Non-Abelian gauge theories with composite fields in the background field method

TL;DR

This paper develops a systematic approach to analyze non-Abelian gauge theories with composite and background fields using the background field method, deriving Ward identities, gauge dependence, and employing finite field-dependent BRST transformations.

Contribution

It introduces generating functionals for such theories, establishes gauge independence on-shell, and applies the framework to models like Gribov--Zwanziger and 2D gravity with torsion.

Findings

Derived Ward identities for composite and background fields.

Proved on-shell gauge independence of the effective action.

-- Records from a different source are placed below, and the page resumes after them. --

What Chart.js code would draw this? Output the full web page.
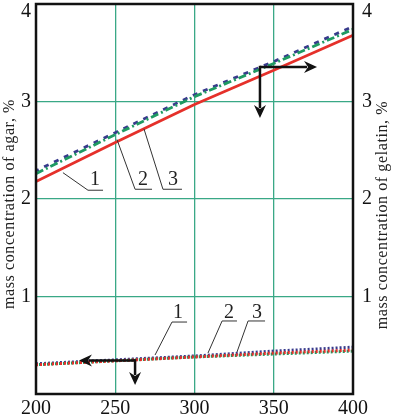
<!DOCTYPE html>
<html><head><meta charset="utf-8">
<script src="https://cdn.jsdelivr.net/npm/chart.js@4/dist/chart.umd.min.js"></script>
<style>html,body{margin:0;padding:0;background:#fff}#wrap{width:394px;height:416px}</style>
</head><body><div id="wrap"><canvas id="c" width="394" height="416"></canvas></div>
<script>
// ---- data ----
const temperature = [200, 250, 300, 350, 400];
const gelatin1 = [2.18, 2.58, 2.97, 3.32, 3.68];
const gelatin2 = [2.26, 2.66, 3.05, 3.39, 3.74];
const gelatin3 = [2.29, 2.68, 3.07, 3.41, 3.77];
const agar1 = [0.30, 0.34, 0.38, 0.42, 0.45];
const agar2 = [0.30, 0.34, 0.38, 0.41, 0.44];
const agar3 = [0.31, 0.35, 0.39, 0.44, 0.48];
const xTickValues = [200, 250, 300, 350, 400];
const yTickValues = [1, 2, 3, 4];
const leftTitle = 'mass concentration of agar, %';
const rightTitle = 'mass concentration of gelatin, %';
const curveNames = ['1', '2', '3'];

// annotation anchors, in data units (x, value)
const gelatinLeaders = [
  {start: [217, 2.27], elbow: [232.8, 2.09], end: 242.3, text: [237.2, 2.195]},
  {start: [251.1, 2.61], elbow: [262.5, 2.10], end: 273.2, text: [267.5, 2.195]},
  {start: [268.1, 2.72], elbow: [280.1, 2.10], end: 292.1, text: [286.4, 2.195]}
];
const agarLeaders = [
  {start: [275.1, 0.40], elbow: [285.8, 0.738], end: 295.3, text: [289.6, 0.83]},
  {start: [308.5, 0.42], elbow: [317.4, 0.749], end: 326.8, text: [321.8, 0.83]},
  {start: [326.8, 0.43], elbow: [333.8, 0.749], end: 344.5, text: [339.4, 0.83]}
];
const gelatinArrows = {origin: [341.3, 3.354], tipX: 377.3, tipY: 2.83};
const agarArrows = {origin: [262.5, 0.344], tipX: 227.1, tipY: 0.092};

const RED = '#e5302a', GREEN = '#1f9a62', NAVY = '#383a8c', GRID = '#3aa886';
const SERIF = '"Liberation Serif", "Times New Roman", serif';

function pts(vals){ return temperature.map((t,i)=>({x:t, y:vals[i]})); }

function arrowHead(ctx, x, y, dx, dy){
  const L = 13, W = 6, N = 9;
  const px = -dy, py = dx;
  ctx.beginPath();
  ctx.moveTo(x, y);
  ctx.lineTo(x - dx*L + px*W, y - dy*L + py*W);
  ctx.lineTo(x - dx*N, y - dy*N);
  ctx.lineTo(x - dx*L - px*W, y - dy*L - py*W);
  ctx.closePath();
  ctx.fill();
}

const decor = {
  id: 'decor',
  afterDatasetsDraw(chart){
    const {ctx, chartArea: a, scales} = chart;
    const x = scales.x, yl = scales.y, yr = scales.y1;
    ctx.save();
    // frame
    ctx.strokeStyle = '#111'; ctx.lineWidth = 2.5;
    ctx.strokeRect(a.left, a.top, a.right - a.left, a.bottom - a.top);
    // leaders + labels
    function leaders(list, ys){
      list.forEach((l, i) => {
        ctx.strokeStyle = '#333'; ctx.lineWidth = 1;
        ctx.beginPath();
        ctx.moveTo(x.getPixelForValue(l.start[0]), ys.getPixelForValue(l.start[1]));
        ctx.lineTo(x.getPixelForValue(l.elbow[0]), ys.getPixelForValue(l.elbow[1]));
        ctx.lineTo(x.getPixelForValue(l.end), ys.getPixelForValue(l.elbow[1]));
        ctx.stroke();
        ctx.fillStyle = '#222';
        ctx.font = '20px ' + SERIF;
        ctx.textAlign = 'center'; ctx.textBaseline = 'middle';
        ctx.fillText(curveNames[i], x.getPixelForValue(l.text[0]), ys.getPixelForValue(l.text[1]));
      });
    }
    leaders(gelatinLeaders, yr);
    leaders(agarLeaders, yl);
    // arrows
    function arrows(ar, ys){
      const ox = x.getPixelForValue(ar.origin[0]), oy = ys.getPixelForValue(ar.origin[1]);
      const tx = x.getPixelForValue(ar.tipX), ty = ys.getPixelForValue(ar.tipY);
      ctx.strokeStyle = '#111'; ctx.fillStyle = '#111'; ctx.lineWidth = 2.5;
      const hd = Math.sign(tx - ox);
      ctx.beginPath(); ctx.moveTo(ox, oy); ctx.lineTo(tx - hd*10, oy); ctx.stroke();
      arrowHead(ctx, tx, oy, hd, 0);
      ctx.beginPath(); ctx.moveTo(ox, oy - 1.2); ctx.lineTo(ox, ty - 10); ctx.stroke();
      arrowHead(ctx, ox, ty, 0, 1);
    }
    arrows(gelatinArrows, yr);
    arrows(agarArrows, yl);
    // axis titles, both reading bottom-to-top
    ctx.fillStyle = '#222';
    ctx.font = '16px ' + SERIF;
    if ('letterSpacing' in ctx) ctx.letterSpacing = '0.6px';
    ctx.textAlign = 'center'; ctx.textBaseline = 'middle';
    ctx.save(); ctx.translate(10, 204); ctx.rotate(-Math.PI/2); ctx.fillText(leftTitle, 0, 0); ctx.restore();
    ctx.save(); ctx.translate(383, 215); ctx.rotate(-Math.PI/2); ctx.fillText(rightTitle, 0, 0); ctx.restore();
    ctx.restore();
  }
};

function yTickLabel(v){
  if (!yTickValues.includes(v)) return '';
  return v === 4 ? ['', String(v)] : String(v);
}

new Chart(document.getElementById('c'), {
  type: 'line',
  data: {
    datasets: [
      {label: 'gelatin 1', data: pts(gelatin1), yAxisID: 'y1', borderColor: RED, borderWidth: 2.8},
      {label: 'gelatin 2', data: pts(gelatin2), yAxisID: 'y1', borderColor: GREEN, borderWidth: 2.8, borderDash: [8, 3, 2, 3]},
      {label: 'gelatin 3', data: pts(gelatin3), yAxisID: 'y1', borderColor: NAVY, borderWidth: 2.8, borderDash: [5, 6], borderDashOffset: 2},
      {label: 'agar 1', data: pts(agar1), yAxisID: 'y', borderColor: RED, borderWidth: 3, borderDash: [2, 2]},
      {label: 'agar 2', data: pts(agar2), yAxisID: 'y', borderColor: GREEN, borderWidth: 3, borderDash: [2, 2], borderDashOffset: 1},
      {label: 'agar 3', data: pts(agar3), yAxisID: 'y', borderColor: NAVY, borderWidth: 3, borderDash: [2, 2]}
    ]
  },
  options: {
    responsive: false, animation: false, devicePixelRatio: 1,
    layout: {padding: {top: 4, left: 0, right: 0, bottom: 0}},
    elements: {point: {radius: 0}, line: {tension: 0, fill: false}},
    plugins: {legend: {display: false}, tooltip: {enabled: false}},
    scales: {
      x: {
        type: 'linear', min: 200, max: 400,
        afterBuildTicks: s => { s.ticks = xTickValues.map(v => ({value: v})); },
        grid: {color: GRID, lineWidth: 1.3, drawTicks: false},
        border: {display: false},
        ticks: {font: {family: SERIF, size: 20}, color: '#111', padding: 3, maxRotation: 0, autoSkip: false},
        afterFit: s => { s.height = 22; s.paddingLeft = 0; s.paddingRight = 0; }
      },
      y: {
        position: 'left', min: 0, max: 4,
        ticks: {stepSize: 1, font: {family: SERIF, size: 20, lineHeight: 0.8}, color: '#111', padding: 5, callback: yTickLabel},
        grid: {color: GRID, lineWidth: 1.3, drawTicks: false},
        border: {display: false},
        afterFit: s => { s.width = 36; s.paddingTop = 0; s.paddingBottom = 0; }
      },
      y1: {
        position: 'right', min: 0, max: 4,
        ticks: {stepSize: 1, font: {family: SERIF, size: 20, lineHeight: 0.8}, color: '#111', padding: 9, callback: yTickLabel},
        grid: {display: false, drawTicks: false},
        border: {display: false},
        afterFit: s => { s.width = 41; s.paddingTop = 0; s.paddingBottom = 0; }
      }
    }
  },
  plugins: [decor]
});
</script>
</body></html>
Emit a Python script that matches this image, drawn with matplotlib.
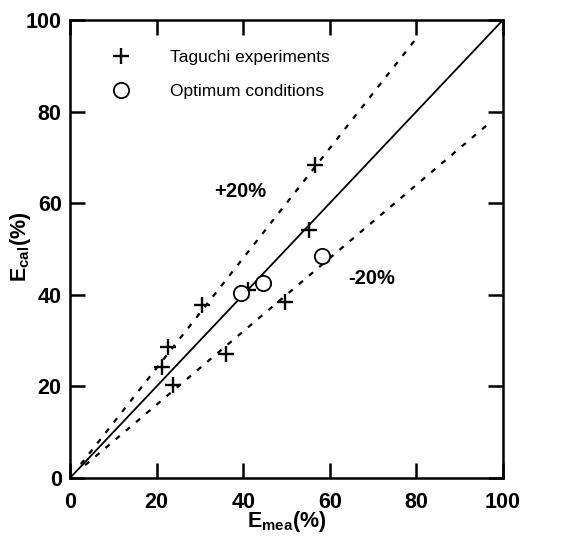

Applied the formalism to specific models like Gribov--Zwanziger and 2D gravity.

Abstract

Non-Abelian gauge theories with composite fields are examined in the background field method. Generating functionals of Green's functions for a Yang--Mills theory with composite and background fields are introduced, including the generating functional of vertex Green's functions (effective action). The corresponding Ward identities are obtained, and the issue of gauge dependence is investigated. A gauge variation of the effective action is found in terms of a nilpotent operator depending on the composite and background fields. On-shell independence from the choice of gauge fixing for the effective action is established. In the study of the Ward identities and gauge dependence, finite field-dependent BRST transformations with a background field are introduced and utilized on a systematic basis. On the one hand, this involves the consideration of (modified) Ward identities with a field-dependent anticommuting parameter, also depending on a non-trivial background.On the other hand, the issue of gauge dependence is studied with reference to a finite variation of the gauge Fermion. The concept of a joint introduction of composite and background fields to non-Abelian gauge theories is exemplified by the Gribov--Zwanziger theory, including the case of a local BRST-invariant horizon, and by the Volovich--Katanaev model of two-dimensional gravity with dynamical torsion.